Legal Issues Related to Underage Drinking in Massachusetts
Underage drinking in Massachusetts is treated very seriously. By “underage” it means aged under 21. In most circumstances, you cannot purchase, provide or drink alcohol in Massachusetts if you are aged under 21. That age limit doesn’t exempt older people from involvement in underage drinking. Even if you are a parent or guardian and left your 20 year old child in your own home while away at the weekend, you could face a criminal charge if that child is found to have been drinking or providing alcohol on your premises while you were away.
Whatever you think of the Massachusetts underage drinking laws, it is wise to be aware of what they are and how they might concern you as an older person or your children or their friends.

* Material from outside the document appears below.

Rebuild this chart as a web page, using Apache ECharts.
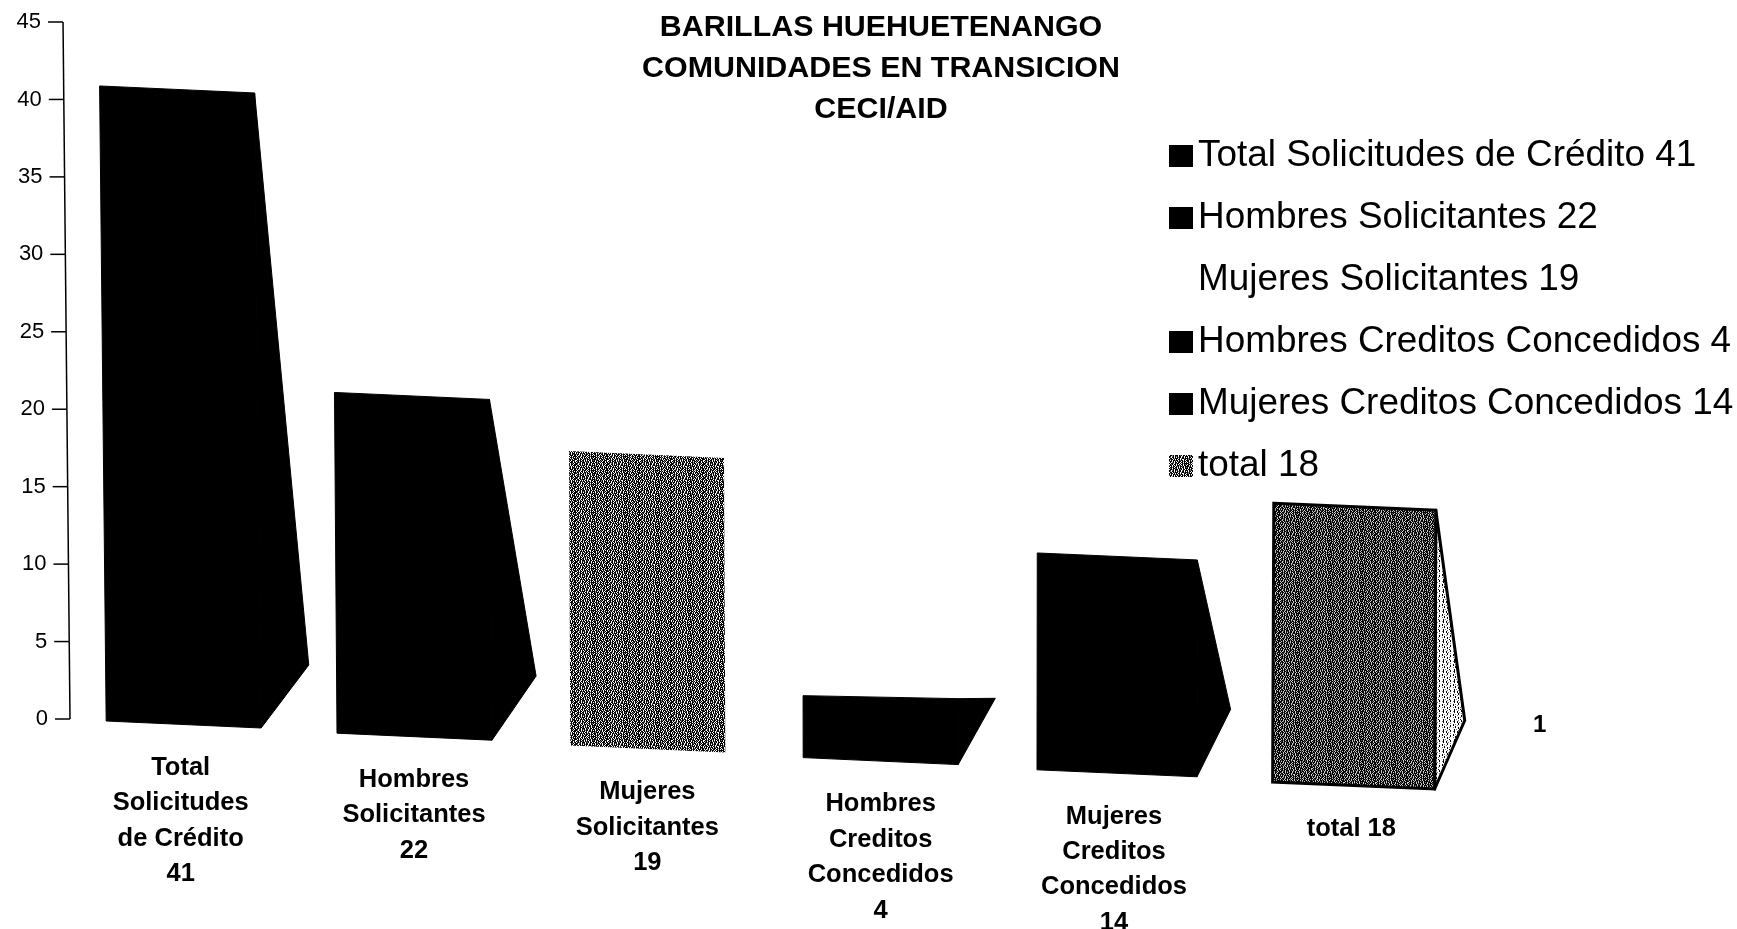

What the term “underage drinking” means
Underage drinking in Massachusetts is a state offense which applies to anyone who
- drinks alcohol when under the age of 21;
- possesses alcohol when under the age of 21;
- purchases alcohol when under the age of 21;
- uses someone else’s I.D. to acquire alcohol when under the age of 21;
- provides alcohol to another underage person when under 21 years of age.
There are some very limited exceptions to these rules.
Exceptions to the underage drinking limits
There are some exceptions to the law on underage drinking. If a parent or legal guardian offers or provides alcohol to their under 21 year old child or ward, then this is permitted. Under 21s can also legally transport alcohol as part of their job as long as they don’t drink any of it and they are aged 18 or older.
Underage drinking has legal implications for older people too
Just because you are 21 or over doesn’t mean you can’t be caught up in an underage drinking infringement and face fines or even jail time. You may only legally provide alcohol to a person aged under 21 if you are their parent or legal guardian. This distinction can lead to issues when your under 21 year old child has a friend or friends around with them who are also under 21. Even offering a beer to your child’s friend is illegal in Massachusetts despite the fact that your own child can be given the same beer. This is often known as Massachusetts “Social Host” Law. It doesn’t just apply to people 21 and over. It applies to under 21s too. For example, if an 18 year old college aged student throws a party somewhere and provides alcohol, not only can they be charged for drinking the alcohol themselves, but can also be charged for providing it to others who are also under 21.
Penalties for underage drinking infringements
There are a number of penalties that could be imposed on both underage drinkers and those who are 21 and over caught up in underage drinking infringements.
- Anyone aged under 21 who is caught drinking alcohol or possessing alcohol could face a fine and driver’s license suspension. For a first offense, the fine is only $50, but this rises to $150 for any further offenses and is accompanied by a 90 day suspension of the driver’s license.
- Anyone aged under 21 could face a fine of $300 and a license suspension of up to 180 days for purchasing alcohol or asking someone of legal age to purchase alcohol on their behalf.
- Anyone who is under 21 who uses someone of legal age’s I.D. or driver’s license to purchase alcohol could face a $200 fine an up to 3 months in jail.
- Anyone of any age who knowingly provides alcohol to or allows alcohol to be drunk by anyone under 21, unless they are that person’s parent or guardian, could face a $3,000 fine and potentially a jail sentence of up to a year.
Drunk driving laws as they apply to under 21s
While acquiring a driver’s license is a privilege at any age and not a right, driving can still be dangerous. Despite the strict underage drinking laws, Massachusetts allows people who are aged over 16 and a half and have already had a learner’s permit to apply for a driver’s license. They have to have had 6 months on a learner’s permit and pass a multiple choice test. That means that anyone 16 and 6 months old may be deemed safe enough to drive, but not to drink.
While a person aged under 21 cannot (in most cases) drink and may face fines and in some cases jail time for underage drinking infringements, they can still drive. However, if caught having had a blood alcohol level of 0.02% or above and were driving, the penalties may be far higher. Drunk driving for adults (i.e. 21 or older) is also severely restricted. Anyone of legal age for drinking who is caught with a blood alcohol level of 0.08% or more may be charged with a drink driving offense (DUI) and potentially face harsh penalties, but for anyone under 21 the penalties are even more severe. If convicted, an underage drunk driver can face fines, license suspension and jail time.
Legal age drinking isn’t without risks!
Even those who are of legal age to drink can get into trouble and cause themselves and others harm or end up dead if they drink and drive. Other than the strict rules about drunk driving, there are other laws that older people might not be aware of. For example, if you have a party or have other people around to your own home and alcohol is involved, you might be legally responsible for allowing intoxicated guests to leave your home and drive away. If they have an accident while drunk driving, and injure someone, you might be charged under the same Social Host laws as affect underage drinking. Even if a guest gets drunk and is injured or injures someone else, you could still be liable. Your homeowner insurance may not be sufficient to cover any fines or lawsuits against you in these circumstances.